[Start Material provided]

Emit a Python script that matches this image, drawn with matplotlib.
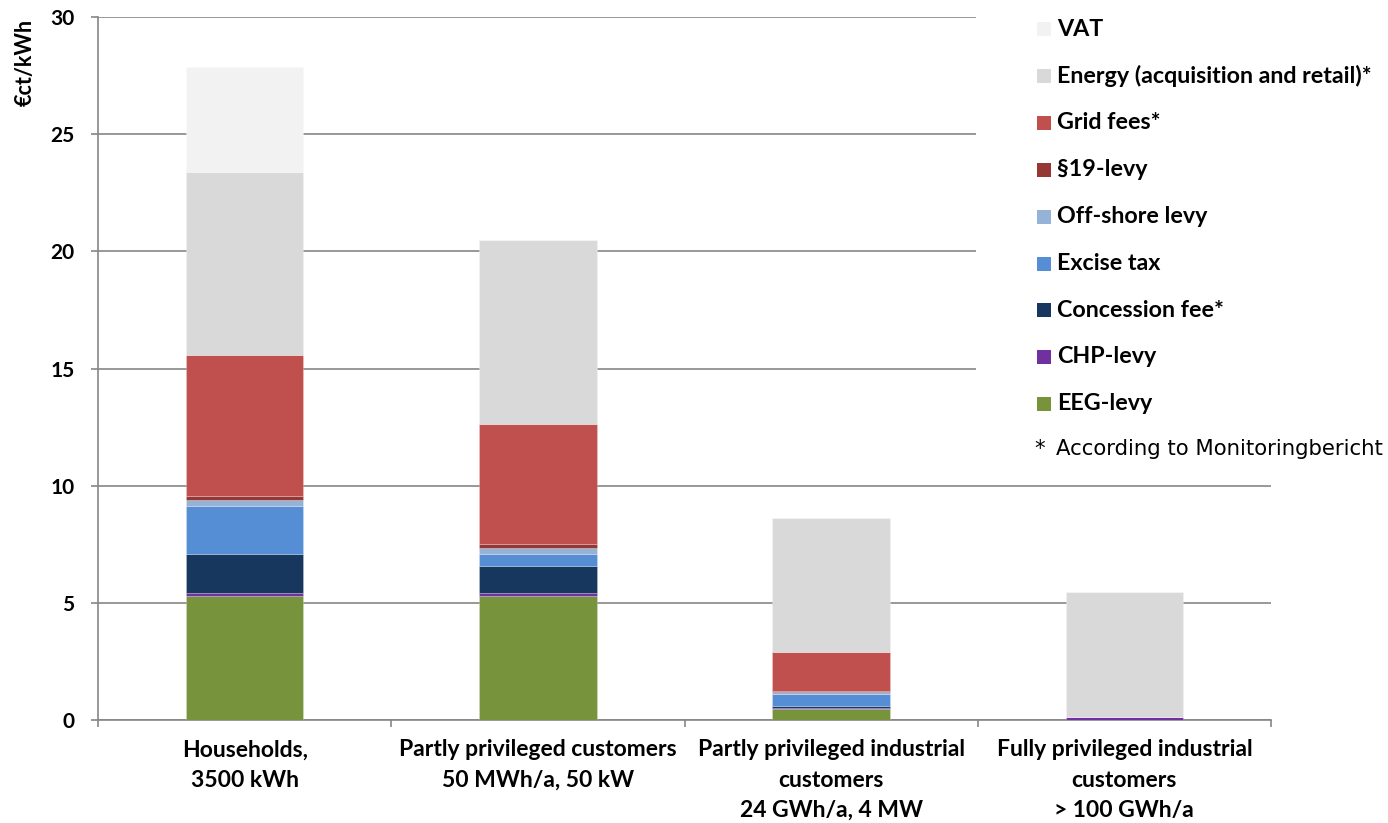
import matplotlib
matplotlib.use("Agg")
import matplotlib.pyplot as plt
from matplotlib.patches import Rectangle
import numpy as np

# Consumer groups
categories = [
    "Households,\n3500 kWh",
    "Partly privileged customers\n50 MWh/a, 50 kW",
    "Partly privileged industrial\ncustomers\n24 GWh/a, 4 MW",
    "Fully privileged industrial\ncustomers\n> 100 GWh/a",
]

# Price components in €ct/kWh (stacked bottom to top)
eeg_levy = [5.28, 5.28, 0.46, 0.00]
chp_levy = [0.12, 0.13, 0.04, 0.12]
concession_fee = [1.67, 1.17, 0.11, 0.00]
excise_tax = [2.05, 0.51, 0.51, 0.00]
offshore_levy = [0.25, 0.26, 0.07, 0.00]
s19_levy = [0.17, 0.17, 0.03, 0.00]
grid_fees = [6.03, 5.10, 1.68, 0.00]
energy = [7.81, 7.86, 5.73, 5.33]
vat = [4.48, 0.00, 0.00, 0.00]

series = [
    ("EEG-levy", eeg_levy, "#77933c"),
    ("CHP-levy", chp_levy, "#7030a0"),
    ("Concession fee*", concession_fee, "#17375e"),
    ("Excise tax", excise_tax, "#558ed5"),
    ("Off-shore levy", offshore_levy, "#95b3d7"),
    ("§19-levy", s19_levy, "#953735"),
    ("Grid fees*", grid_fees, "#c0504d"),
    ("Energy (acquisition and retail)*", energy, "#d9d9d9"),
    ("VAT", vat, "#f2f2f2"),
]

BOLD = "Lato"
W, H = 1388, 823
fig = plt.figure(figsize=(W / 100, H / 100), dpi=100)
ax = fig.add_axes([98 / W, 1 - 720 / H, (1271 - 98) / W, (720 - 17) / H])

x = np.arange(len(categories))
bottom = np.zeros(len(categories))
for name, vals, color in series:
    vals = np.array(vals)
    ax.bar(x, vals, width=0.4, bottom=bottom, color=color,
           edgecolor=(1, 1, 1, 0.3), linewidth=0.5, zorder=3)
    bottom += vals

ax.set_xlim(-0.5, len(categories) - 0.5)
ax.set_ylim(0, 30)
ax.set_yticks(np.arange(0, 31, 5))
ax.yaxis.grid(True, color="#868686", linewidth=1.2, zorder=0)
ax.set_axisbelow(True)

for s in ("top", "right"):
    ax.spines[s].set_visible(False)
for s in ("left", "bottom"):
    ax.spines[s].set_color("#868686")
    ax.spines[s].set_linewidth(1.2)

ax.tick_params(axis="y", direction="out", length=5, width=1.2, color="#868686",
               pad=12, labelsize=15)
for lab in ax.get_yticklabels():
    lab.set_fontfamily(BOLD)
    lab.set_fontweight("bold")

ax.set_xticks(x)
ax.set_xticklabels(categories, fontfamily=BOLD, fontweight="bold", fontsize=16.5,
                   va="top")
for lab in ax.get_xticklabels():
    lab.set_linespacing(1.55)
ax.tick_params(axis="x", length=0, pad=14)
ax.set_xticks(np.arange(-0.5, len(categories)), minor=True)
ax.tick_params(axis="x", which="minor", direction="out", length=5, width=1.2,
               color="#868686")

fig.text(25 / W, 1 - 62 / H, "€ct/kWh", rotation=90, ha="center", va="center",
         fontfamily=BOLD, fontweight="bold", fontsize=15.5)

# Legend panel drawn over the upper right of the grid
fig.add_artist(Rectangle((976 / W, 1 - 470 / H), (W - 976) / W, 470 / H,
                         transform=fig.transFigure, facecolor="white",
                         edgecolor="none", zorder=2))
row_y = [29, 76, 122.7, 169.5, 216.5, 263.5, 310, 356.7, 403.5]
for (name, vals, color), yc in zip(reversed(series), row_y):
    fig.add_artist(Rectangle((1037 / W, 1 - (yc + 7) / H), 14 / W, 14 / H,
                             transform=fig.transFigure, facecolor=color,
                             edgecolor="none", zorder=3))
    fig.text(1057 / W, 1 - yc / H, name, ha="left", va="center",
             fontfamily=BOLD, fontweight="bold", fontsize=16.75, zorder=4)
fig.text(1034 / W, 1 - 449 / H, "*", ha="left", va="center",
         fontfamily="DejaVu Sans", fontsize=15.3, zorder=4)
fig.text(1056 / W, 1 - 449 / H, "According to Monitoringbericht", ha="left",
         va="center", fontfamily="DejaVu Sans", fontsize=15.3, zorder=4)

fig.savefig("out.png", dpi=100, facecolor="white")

[End Material provided]

**Problem statement**. Please quote the lines of the material, beginning with the first and ending with the one that contains "import numpy as np", exactly as written and without any pictures.

**Problem solution**.
Emit a Python script that matches this image, drawn with matplotlib.
import matplotlib
matplotlib.use("Agg")
import matplotlib.pyplot as plt
from matplotlib.patches import Rectangle
import numpy as np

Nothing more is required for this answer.